A National Atmospheric Deposition Program/National Trends Network (NADP/NTN) wet deposition monitor has been operating at Virgin Islands NP since 1998 (site #VI01). The site has not been in operation long enough to perform a trend analysis on the data.

A Clean Air Status and Trends Network (CASTNet) dry deposition site was installed at Virgin Islands NP (site #VII423) in 1998. The site has not been operating long enough to detect trends in dry deposition.

Ozone has been continuously monitored at Virgin Islands NP since 1998 (site #780030001). The data indicate no exceedances of the 1-hr human health-based primary National Ambient Air Quality Standard (NAAQS), or any calculated exceedances of the new 8-hr primary NAAQS.

The ozone sensitivity of plant species in Virgin Islands NP is unknown.

As part of the Interagency Monitoring of Protected Visual Environments (IMPROVE) network, visual air quality in Virgin Islands NP has been monitored using an aerosol sampler (2000 through the present) and a nephelometer (1998 through the present).
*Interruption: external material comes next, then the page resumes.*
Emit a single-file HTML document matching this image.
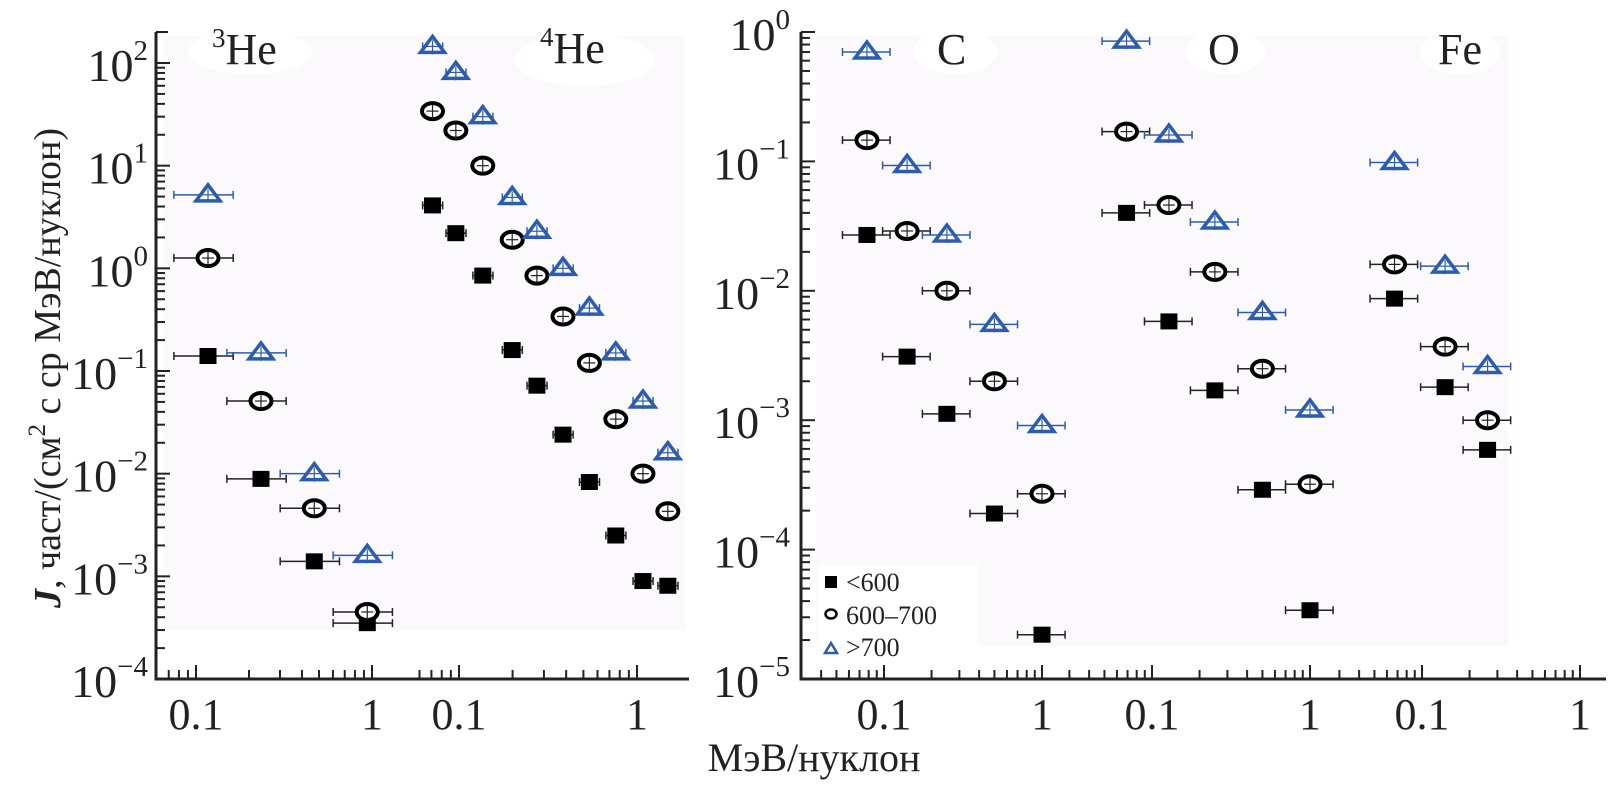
<!DOCTYPE html>
<html><head><meta charset="utf-8">
<style>
html,body{margin:0;padding:0;background:#fff;}
svg{display:block;font-family:"Liberation Serif","Noto Serif CJK SC",serif;}
svg text{font-family:"Liberation Serif","Noto Serif CJK SC",serif;}
</style></head>
<body>
<svg id="chart" width="1608" height="785" viewBox="0 0 1608 785" xmlns="http://www.w3.org/2000/svg" font-family="Liberation Serif, serif">
  <rect x="163" y="36" width="522" height="594" fill="#fcf9fc"/>
  <rect x="816" y="36" width="692" height="610" fill="#fcf9fc"/>
  <g id="blobs" fill="#fff">
    <ellipse cx="250" cy="52" rx="62" ry="22"/>
    <ellipse cx="585" cy="60" rx="70" ry="26"/>
    <ellipse cx="955" cy="52" rx="42" ry="22"/>
    <ellipse cx="1225" cy="52" rx="40" ry="22"/>
    <ellipse cx="1460" cy="52" rx="40" ry="22"/>
    <rect x="818" y="565" width="160" height="95"/>
  </g>
  <g id="axes"></g>
  <g id="marks"></g>
  <text x="212" y="64" font-size="44" fill="#222"><tspan font-size="27" dy="-17">3</tspan><tspan dy="17">He</tspan></text>
  <text x="540" y="63" font-size="44" fill="#222"><tspan font-size="27" dy="-17">4</tspan><tspan dy="17">He</tspan></text>
  <text x="937" y="64" font-size="44" fill="#222">C</text>
  <text x="1208" y="64" font-size="44" fill="#222">O</text>
  <text x="1438" y="64" font-size="44" fill="#222">Fe</text>
  <text transform="translate(60,368) rotate(-90)" text-anchor="middle" font-size="38" fill="#222"><tspan font-style="italic" font-weight="bold">J</tspan>, част/(см<tspan font-size="25" dy="-15">2</tspan><tspan dy="15"> с ср МэВ/нуклон)</tspan></text>
  <text x="814" y="771" text-anchor="middle" font-size="40" fill="#222">МэВ/нуклон</text>
  <g>
    <rect x="825" y="576" width="12" height="12" fill="#000"/>
    <text x="846" y="591" font-size="26" fill="#222">&lt;600</text>
    <ellipse cx="831" cy="614" rx="5.5" ry="4.5" fill="none" stroke="#000" stroke-width="2.5"/>
    <text x="846" y="624" font-size="26" fill="#222">600–700</text>
    <polygon points="825,653 837,653 831,643" fill="none" stroke="#2b5cb0" stroke-width="2.5"/>
    <text x="846" y="656" font-size="26" fill="#222">&gt;700</text>
  </g>
</svg>
<script>
// ---- data ----
const he3Energy = [0.117, 0.234, 0.47, 0.94];
const he3Low = [0.14, 0.0089, 0.0014, 0.00035];
const he3Mid = [1.26, 0.051, 0.0046, 0.00045];
const he3High = [5.2, 0.15, 0.010, 0.0016];

const he4Energy = [0.071, 0.096, 0.136, 0.199, 0.274, 0.384, 0.54, 0.76, 1.08, 1.49];
const he4Low = [4.1, 2.2, 0.85, 0.16, 0.072, 0.024, 0.0083, 0.0025, 0.0009, 0.00081];
const he4Mid = [34, 22, 10, 1.9, 0.85, 0.34, 0.12, 0.034, 0.010, 0.0043];
const he4High = [145, 81, 30, 4.9, 2.3, 1.0, 0.41, 0.15, 0.051, 0.016];

const cEnergy = [0.078, 0.14, 0.25, 0.5, 1.0];
const cLow = [0.027, 0.0031, 0.00112, 0.00019, 0.000022];
const cMid = [0.146, 0.029, 0.010, 0.0020, 0.00027];
const cHigh = [0.70, 0.093, 0.027, 0.0055, 0.00091];

const oEnergy = [0.069, 0.128, 0.25, 0.5, 1.0];
const oLow = [0.040, 0.0058, 0.0017, 0.00029, 0.000034];
const oMid = [0.17, 0.046, 0.014, 0.0025, 0.00032];
const oHigh = [0.85, 0.16, 0.034, 0.0068, 0.0012];

const feEnergy = [0.067, 0.14, 0.26];
const feLow = [0.0087, 0.0018, 0.00059];
const feMid = [0.016, 0.0037, 0.0010];
const feHigh = [0.098, 0.0155, 0.0026];

const leftYTicks = ["2", "1", "0", "−1", "−2", "−3", "−4"];
const rightYTicks = ["0", "−1", "−2", "−3", "−4", "−5"];
const xTickLabels = ["0.1", "1"];

// ---- scales ----
const L = Math.log10;
const yLeft = v => 63 + (2 - L(v)) * 102.67;
const yRight = v => 32 + (0 - L(v)) * 129.4;
const xHe3 = e => 372 + 176 * L(e);
const xHe4 = e => 637 + 178 * L(e);
const xC = e => 1042 + 158 * L(e);
const xO = e => 1310 + 158 * L(e);
const xFe = e => 1580 + 158 * L(e);

const NS = "http://www.w3.org/2000/svg";
const axes = document.getElementById("axes");
const marks = document.getElementById("marks");
function mk(tag, attrs, parent) {
  const el = document.createElementNS(NS, tag);
  for (const k in attrs) el.setAttribute(k, attrs[k]);
  parent.appendChild(el);
  return el;
}

function axisFrame(x0, x1, yTop, yBot, name) {
  const a = mk("line", {x1: x0, y1: yTop, x2: x0, y2: yBot, stroke: "#222", "stroke-width": 3}, axes);
  
  
  const b = mk("line", {x1: x0 - 1.5, y1: yBot, x2: x1, y2: yBot, stroke: "#222", "stroke-width": 3}, axes);
  
  
  const t = mk("line", {x1: x0, y1: yTop, x2: x0 + 12, y2: yTop, stroke: "#222", "stroke-width": 2}, axes);
  
  
}
axisFrame(156, 689, 32, 679, "left");
axisFrame(801, 1606, 32, 679, "right");

function yTicks(x0, yFn, decTop, decBot, labels, labelX, topV) {
  for (let d = decTop; d >= decBot; d--) {
    const y = yFn(Math.pow(10, d));
    const tk = mk("line", {x1: x0, y1: y, x2: x0 + 14, y2: y, stroke: "#222", "stroke-width": 2}, axes);
    
    
    const tx = mk("text", {x: labelX, y: y + 18, "text-anchor": "end", "font-size": 46, fill: "#222"}, axes);
    
    
    const idx = decTop - d;
    tx.innerHTML = '10<tspan font-size="29" dy="-21">' + labels[idx] + '</tspan>';
    if (d > decBot) {
      for (let m = 2; m <= 9; m++) {
        const ym = yFn(m * Math.pow(10, d - 1));
        const mt = mk("line", {x1: x0, y1: ym, x2: x0 + 9, y2: ym, stroke: "#222", "stroke-width": 2}, axes);
        
        
      }
    }
  }
  if (topV) {
    for (let m = 2; m <= 9; m++) {
      const v = m * Math.pow(10, decTop);
      if (v > topV) break;
      const ym = yFn(v);
      const mt = mk("line", {x1: x0, y1: ym, x2: x0 + 9, y2: ym, stroke: "#222", "stroke-width": 2}, axes);
      
      
    }
  }
}
yTicks(156, yLeft, 2, -4, leftYTicks, 148, 200);
yTicks(801, yRight, 0, -5, rightYTicks, 790, 0);

function xTicks(xFn, startMinor, yBot) {
  const vals = [];
  for (let m = startMinor; m <= 9; m++) vals.push(m * 0.01);
  for (let m = 1; m <= 10; m++) vals.push(m * 0.1);
  vals.forEach(v => {
    const major = Math.abs(v - 0.1) < 1e-9 || Math.abs(v - 1) < 1e-9;
    const x = xFn(v);
    const tk = mk("line", {x1: x, y1: yBot, x2: x, y2: yBot - (major ? 14 : 9), stroke: "#222", "stroke-width": 2}, axes);
    
    
  });
  [0.1, 1].forEach((v, i) => {
    const tx = mk("text", {x: xFn(v), y: yBot + 50, "text-anchor": "middle", "font-size": 44, fill: "#222"}, axes);
    
    
    tx.textContent = xTickLabels[i];
  });
}
xTicks(xHe3, 7, 679);
xTicks(xHe4, 6, 679);
xTicks(xC, 4, 679);
xTicks(xO, 3, 679);
xTicks(xFe, 3, 679);

// ---- marks ----
const BLUE = "#2b5cb0";
function errBar(x1, x2, y, color, w) {
  const l = mk("line", {x1: x1, y1: y, x2: x2, y2: y, stroke: color, "stroke-width": w}, marks);
  
  
  [x1, x2].forEach(xx => {
    const c = mk("line", {x1: xx, y1: y - 4, x2: xx, y2: y + 4, stroke: color, "stroke-width": w}, marks);
    
    
  });
}
function series(energy, values, xFn, yFn, kind, lo, hi, name) {
  energy.forEach((e, i) => {
    const x = xFn(e), y = yFn(values[i]);
    const color = kind === "tri" ? BLUE : "#222";
    errBar(xFn(e * lo), xFn(e * hi), y, color, 1.5);
    let el;
    if (kind === "sq") {
      el = mk("rect", {x: x - 8.5, y: y - 8, width: 17, height: 16, fill: "#000"}, marks);
    } else if (kind === "circ") {
      el = mk("ellipse", {cx: x, cy: y, rx: 10.5, ry: 8, fill: "#fff", stroke: "#000", "stroke-width": 4}, marks);
    } else {
      el = mk("polygon", {points: (x - 12) + "," + (y + 6) + " " + (x + 12) + "," + (y + 6) + " " + x + "," + (y - 10), fill: "#fff", stroke: BLUE, "stroke-width": 3.5, "stroke-linejoin": "miter"}, marks);
    }
    
    
    if (kind !== "sq") {
      const v = mk("line", {x1: x, y1: y - 6, x2: x, y2: y + 8, stroke: color, "stroke-width": 1.2}, marks);
      
      
      const h = mk("line", {x1: x - 6, y1: y, x2: x + 6, y2: y, stroke: color, "stroke-width": 1.2}, marks);
      
      
    }
  });
}
series(he3Energy, he3Low, xHe3, yLeft, "sq", 0.64, 1.39, "he3-lt600");
series(he3Energy, he3Mid, xHe3, yLeft, "circ", 0.64, 1.39, "he3-600-700");
series(he3Energy, he3High, xHe3, yLeft, "tri", 0.64, 1.39, "he3-gt700");
series(he4Energy, he4Low, xHe4, yLeft, "sq", 0.88, 1.14, "he4-lt600");
series(he4Energy, he4Mid, xHe4, yLeft, "circ", 0.88, 1.14, "he4-600-700");
series(he4Energy, he4High, xHe4, yLeft, "tri", 0.88, 1.14, "he4-gt700");
series(cEnergy, cLow, xC, yRight, "sq", 0.7, 1.4, "c-lt600");
series(cEnergy, cMid, xC, yRight, "circ", 0.7, 1.4, "c-600-700");
series(cEnergy, cHigh, xC, yRight, "tri", 0.7, 1.4, "c-gt700");
series(oEnergy, oLow, xO, yRight, "sq", 0.7, 1.4, "o-lt600");
series(oEnergy, oMid, xO, yRight, "circ", 0.7, 1.4, "o-600-700");
series(oEnergy, oHigh, xO, yRight, "tri", 0.7, 1.4, "o-gt700");
series(feEnergy, feLow, xFe, yRight, "sq", 0.7, 1.4, "fe-lt600");
series(feEnergy, feMid, xFe, yRight, "circ", 0.7, 1.4, "fe-600-700");
series(feEnergy, feHigh, xFe, yRight, "tri", 0.7, 1.4, "fe-gt700");
</script>
</body></html>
The U.S. Environmental Protection Agency’s new Regional Haze regulations require improving visibility in Class I air quality areas on both the best visibility and the worst visibility days. Trend data are not yet available for this site.

Dust from the Sahara Desert frequently contributes to visibility impairment at Virgin Islands NP. During these Saharan dust events, visibility impairment is significant. While it has not been studied, there is concern that there may also be nutrient or disease impacts associated with dust deposition in the marine environment.